When Mr Trump attended a G7 in Canada in 2018 the meeting fractured and the president left early. The international back drop this time includes Russia’s invasion of Ukraine, the crisis in the middle east, Mr Trump’s trade wars and for the host nation of course, his repeated calls for Canada to become the “51st State” of the US.

It is a febrile environment for Mr Albanese to walk into. He is expected to meet Mr Trump for the first time on the sidelines of the meeting.

As well as trade, the leaders are likely to canvass the AUKUS partnership, defence spending and critical minerals.

Mr Albanese is under pressure to make Australia’s case for exemptions or relief from American tariffs. The Trump administration has so far imposed hefty tariffs on steel and aluminium imports, and also slugged Australia with a 10 per cent so-called reciprocal tariff despite Australia not having tariffs on any US goods

Australia has biosecurity restrictions on the import of Canadian and Mexican beef that is slaughtered in the US — one of Mr Trump’s main gripes against Australia.

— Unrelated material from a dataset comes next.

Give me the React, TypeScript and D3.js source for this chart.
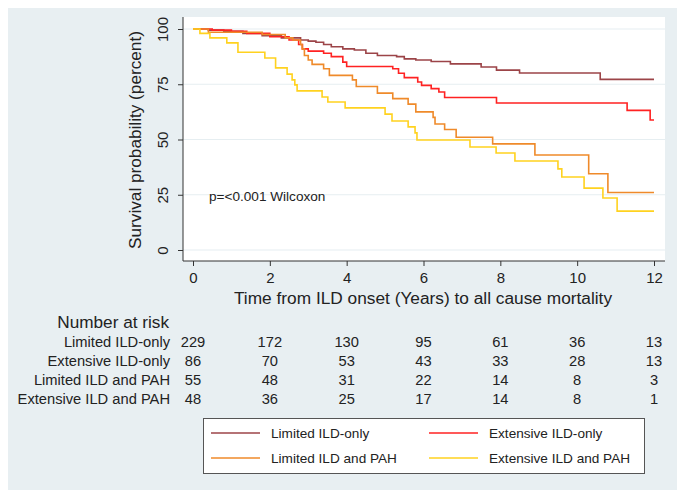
import React, { useEffect, useRef } from 'react';
import * as d3 from 'd3';

const width = 685;
const height = 498;
const margin = { top: 17, right: 20, bottom: 237, left: 183 };
const font = 'Liberation Sans, Arial, Helvetica, sans-serif';

// Kaplan-Meier step points (years, percent surviving)
const limitedIldTimes = [0, 0.4, 0.8, 1.3, 1.8, 2.3, 2.8, 3.0, 3.2, 3.4, 3.6, 3.9, 4.2, 4.5, 4.8, 5.3, 5.5, 5.8, 6.2, 6.7, 7.5, 7.9, 8.5, 10.6, 12];
const limitedIldSurv = [100, 99.5, 99, 98, 97, 96, 95, 94.5, 94, 93, 92, 91, 90.5, 89, 88, 87.5, 86.5, 86, 85.3, 84.2, 82.8, 81.4, 80.1, 77.2, 77.2];

const extensiveIldTimes = [0, 0.5, 1.0, 1.4, 2.0, 2.5, 2.75, 2.85, 3.0, 3.4, 3.6, 3.9, 4.0, 5.2, 5.35, 5.5, 5.85, 5.95, 6.2, 6.4, 6.55, 7.9, 11.3, 11.9, 12];
const extensiveIldSurv = [100, 99.5, 99, 98, 96.5, 95, 93, 91, 90, 89, 87.5, 85, 83, 82, 80, 78, 76, 74.5, 73, 71.5, 69, 66.5, 63.2, 58.8, 58.8];

const limitedPahTimes = [0, 0.4, 1.8, 2.4, 2.6, 2.8, 2.84, 2.9, 3.0, 3.1, 3.4, 3.55, 4.15, 4.25, 4.8, 5.2, 5.6, 5.8, 6.25, 6.3, 6.55, 6.85, 7.8, 8.9, 10.3, 10.8, 12];
const limitedPahSurv = [100, 98.5, 97.5, 96, 95, 93, 91, 88, 86, 84, 82, 79, 77, 74, 71, 68.5, 66, 62.5, 60, 57, 54.5, 51, 48, 43, 34.5, 26, 26];

const extensivePahTimes = [0, 0.18, 0.44, 0.88, 1.17, 1.87, 2.15, 2.45, 2.58, 2.65, 2.71, 3.36, 3.51, 3.96, 5.0, 5.18, 5.6, 5.78, 5.83, 7.21, 7.89, 8.38, 9.5, 9.6, 10.18, 10.67, 11.04, 12];
const extensivePahSurv = [100, 98, 96, 93.7, 89.5, 86.9, 82.4, 79.6, 77, 74.7, 72, 69.2, 67, 64.3, 61.5, 58.4, 55.7, 53, 49.8, 46.6, 43.9, 40.3, 36.7, 33, 28, 23.5, 17.6, 17.6];

const groupNames = ['Limited ILD-only', 'Extensive ILD-only', 'Limited ILD and PAH', 'Extensive ILD and PAH'];
const groupColors = ['#9c4448', '#ff2222', '#ef8a2a', '#ffd21f'];
const groupTimes = [limitedIldTimes, extensiveIldTimes, limitedPahTimes, extensivePahTimes];
const groupSurv = [limitedIldSurv, extensiveIldSurv, limitedPahSurv, extensivePahSurv];

const xTicks = [0, 2, 4, 6, 8, 10, 12];
const yTicks = [0, 25, 50, 75, 100];

const atRiskLimitedIld = [229, 172, 130, 95, 61, 36, 13];
const atRiskExtensiveIld = [86, 70, 53, 43, 33, 28, 13];
const atRiskLimitedPah = [55, 48, 31, 22, 14, 8, 3];
const atRiskExtensivePah = [48, 36, 25, 17, 14, 8, 1];
const atRisk = [atRiskLimitedIld, atRiskExtensiveIld, atRiskLimitedPah, atRiskExtensivePah];

function App() {
  const ref = useRef<SVGSVGElement>(null);

  useEffect(() => {
    const svg = d3.select(ref.current);
    svg.selectAll('*').remove();

    const plotW = width - margin.left - margin.right;
    const plotH = height - margin.top - margin.bottom;

    const x = d3.scaleLinear().domain([0, 12]).range([193, 654]);
    const y = d3.scaleLinear().domain([0, 100]).range([250, 29]);

    svg.append('rect').attr('width', width).attr('height', height).attr('fill', '#e8eff2');
    svg.append('rect')
      .attr('x', margin.left).attr('y', margin.top)
      .attr('width', plotW).attr('height', plotH)
      .attr('fill', 'white');

    // gridlines
    svg.append('g')
      .selectAll('line')
      .data(yTicks)
      .enter().append('line')
      .attr('x1', margin.left).attr('x2', margin.left + plotW)
      .attr('y1', (d) => y(d)).attr('y2', (d) => y(d))
      .attr('stroke', '#e6eef1').attr('stroke-width', 1.2);

    // curves
    const line = d3.line<[number, number]>()
      .x((d) => x(d[0]))
      .y((d) => y(d[1]))
      .curve(d3.curveStepAfter);

    groupNames.forEach((_, gi) => {
      const pts = groupTimes[gi].map((t, i) => [t, groupSurv[gi][i]] as [number, number]);
      svg.append('path')
        .datum(pts)
        .attr('fill', 'none')
        .attr('stroke', groupColors[gi])
        .attr('stroke-width', 1.6)
        .attr('d', line);
    });

    // axes
    const yAxis = svg.append('g')
      .attr('transform', `translate(${margin.left},0)`)
      .call(d3.axisLeft(y).tickValues(yTicks).tickSize(5).tickPadding(4));
    yAxis.select('.domain').attr('d', `M0,${margin.top}V${margin.top + plotH}`).attr('stroke', '#333');
    yAxis.selectAll('.tick line').attr('stroke', '#333');
    yAxis.selectAll('.tick text')
      .attr('font-family', font).attr('font-size', 15).attr('fill', '#222')
      .attr('x', null).attr('dy', null)
      .attr('text-anchor', 'middle')
      .attr('transform', 'translate(-15,0) rotate(-90)');

    const xAxis = svg.append('g')
      .attr('transform', `translate(0,${margin.top + plotH})`)
      .call(d3.axisBottom(x).tickValues(xTicks).tickSize(5).tickPadding(6));
    xAxis.select('.domain').attr('d', `M${margin.left},0H${margin.left + plotW}`).attr('stroke', '#333');
    xAxis.selectAll('.tick line').attr('stroke', '#333');
    xAxis.selectAll('.tick text')
      .attr('font-family', font).attr('font-size', 15).attr('fill', '#222');

    // axis titles
    svg.append('text')
      .attr('transform', `translate(141,140) rotate(-90)`)
      .attr('text-anchor', 'middle')
      .attr('font-family', font).attr('font-size', 17.2).attr('fill', '#222')
      .text('Survival probability (percent)');

    svg.append('text')
      .attr('x', 423).attr('y', 304)
      .attr('text-anchor', 'middle')
      .attr('font-family', font).attr('font-size', 17.3).attr('fill', '#222')
      .text('Time from ILD onset (Years) to all cause mortality');

    svg.append('text')
      .attr('x', 209).attr('y', 201)
      .attr('font-family', font).attr('font-size', 13.6).attr('fill', '#222')
      .text('p=<0.001 Wilcoxon');

    // number at risk
    svg.append('text')
      .attr('x', 169).attr('y', 328)
      .attr('text-anchor', 'end')
      .attr('font-family', font).attr('font-size', 17.2).attr('fill', '#222')
      .text('Number at risk');

    const rowY = d3.scaleBand<number>().domain([0, 1, 2, 3]).range([332, 408]);
    atRisk.forEach((row, gi) => {
      const yy = (rowY(gi) as number) + rowY.bandwidth() / 2 + 5;
      svg.append('text')
        .attr('x', 170).attr('y', yy)
        .attr('text-anchor', 'end')
        .attr('font-family', font).attr('font-size', 14.7).attr('fill', '#222')
        .text(groupNames[gi]);
      svg.append('g')
        .selectAll('text')
        .data(row)
        .enter().append('text')
        .attr('x', (_, i) => x(xTicks[i]))
        .attr('y', yy)
        .attr('text-anchor', 'middle')
        .attr('font-family', font).attr('font-size', 14.7).attr('fill', '#222')
        .text((d) => d);
    });

    // legend
    const legend = svg.append('g');
    legend.append('rect')
      .attr('x', 203.5).attr('y', 418.5).attr('width', 441).attr('height', 55)
      .attr('fill', 'white').attr('stroke', '#555').attr('stroke-width', 1);
    const legX = [211, 429];
    const legY = [433, 458];
    groupNames.forEach((name, gi) => {
      const lx = legX[gi % 2];
      const ly = legY[Math.floor(gi / 2)];
      legend.append('line')
        .attr('x1', lx).attr('x2', lx + 49)
        .attr('y1', ly).attr('y2', ly)
        .attr('stroke', groupColors[gi]).attr('stroke-width', 1.6);
      legend.append('text')
        .attr('x', lx + 60).attr('y', ly + 5)
        .attr('font-family', font).attr('font-size', 13.6).attr('fill', '#222')
        .text(name);
    });
  }, []);

  return <svg ref={ref} width={width} height={height} style={{ display: 'block', margin: '-8px' }} />;
}

export default App;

There have been reports suggesting Australia could leverage small, safe changes to its import ban on some slaughtered beef from the US to secure an exemption — although Mr Albanese has so far said he would not risk the safety of local agriculture by relaxing rules.

Also looming large is defence spending. US Defence Secretary Pete Hegseth has urged Australia to increase its military spending to 3.5 per cent of GDP. That would be a big increase on current defence spending, which sits at about 2 per cent of GDP.

It’s a fair bet that is what Mr Trump will push too. Mr Albanese must tread carefully. Mr Trump is likely to push back hard if he feels his policies are under attack.

It is to be hoped that nobody reminds Mr Trump that when he was Opposition Leader, Mr Albanese confessed that Mr Trump: “Scares the shit out of me”.

Or about ambassador Kevin Rudd’s previous comments that Mr Trump was a “traitor to the West” and the “most destructive president in history.”

If there is disagreement, Mr Albanese will hope it is behind closed doors so he avoids the fate of other world leaders who have suffered through a dressing down as the TV cameras roll.